Демид едва заметно вздрогнул от резкого жжения, но терпеливо молчал.
— Теперь слушай внимательно. Рана должна дышать, и обязательно должна быть чистой. Если увидишь снова воспаление — вот такое красное, припухшее — то обязательно промой и обработай повторно. Запомнил?
Он молча кивнул, внимательно следя за моими движениями и явно удивляясь моим знаниям. Через несколько секунд, когда я закончил, облегченно вздохнул и опустил робу.
— Спасибо! А ты… откуда это всё знаешь?
— У нас, «сбившихся», — с легкой иронией ответил я. — Многое «по старинке». Иногда это реально спасает жизни. В следующий раз не стесняйся сразу спрашивать.
Иногда лучше старомодное лечение, чем гнить изнутри, как некоторые здешние «продвинутые» ребята. Но вслух последнее я говорить не стал. Лечились ли так сбившиеся, я пока не знал, но и уличить меня тут пока что некому.
— А что именно ты пьешь из таблеток? — спросил я. — Стянули какие-то, говоришь?
Он снова оглянулся и аккуратно достал из потайного кармана слегка помятую упаковку.
— Вот, это. Нашел в старом шкафу.
Я взял блистер в руки и прочитал название. «Ибупрофен». Просрочен почти на два года, но это ещё не смертельно, хотя эффект, конечно, будет уже не тот.
— И часто принимаешь? — уточнил я.
Демид пожал плечами.
— По инструкции написано — таблетку за раз. Ну, вот и пьюдва раза в день.
— Пьешь день, да? — уточнил я.
Ведь дрались-то мы с ним совсем недавно.
— Ну… нет… — признался Демид. — Я уже пью их где-то месяц. Ну блин, когда всё болит после тренировок — помогает!

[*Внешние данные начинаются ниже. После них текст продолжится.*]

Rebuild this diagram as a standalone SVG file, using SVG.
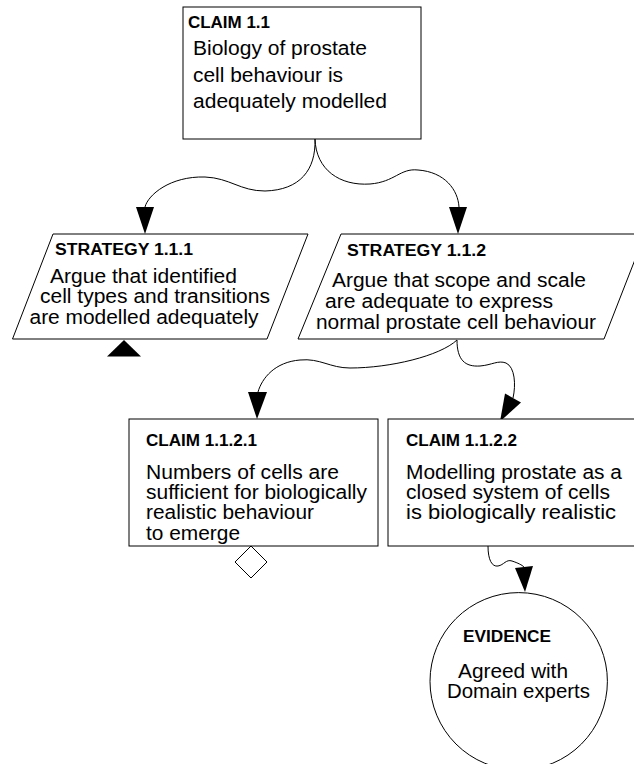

— Не-не-не, это много, — сразу же скорректировал я. — Побочки ты до сих пор не чувствуешь, просто потому что препарат просрочен. Но поверь мне, такой прием не приведет ни к чему хорошему. Выпей еще два дня по одной таблетке три раза в день, если совсем плохо. И лучше — после еды, чтобы желудок не повредить. А потом заканчивай, это же лекарства, а не конфеты.
Он слегка удивлённо посмотрел на меня, явно впечатлённый моей уверенностью.
— А… Понял.
— А где, говоришь, таблетки взял?
Демид указал на старый металлический шкафчик. Я подошел и не без удивления обнаружил, что роль замка, удерживающего дверцы, выполняет… скальпель. Его просто сунули между ручек, чтобы дверцы не распахивались. Скальпель, в отличие от другого железа, не проржавел.
Я достал скальпель, тут же заменив его ложкой-заточкой. Не должно добро вот так пропадать, да и мне настоящий скальпель явно рано или поздно пригодится.
Внутри шкафчика действительно оказалось несколько старых, пыльных упаковок таблеток с незнакомыми названиями. Но, быстро пробежавшись глазами по составу, я сразу понял, что где. Одна упаковка содержала «Амоксициллин», старый, но мощный антибиотик. В такой ситуации он был на вес золота.
— Вот это бери обязательно, — сказал я, передавая упаковку Демиду. — Пей по одной таблетке три раза в день, пять дней.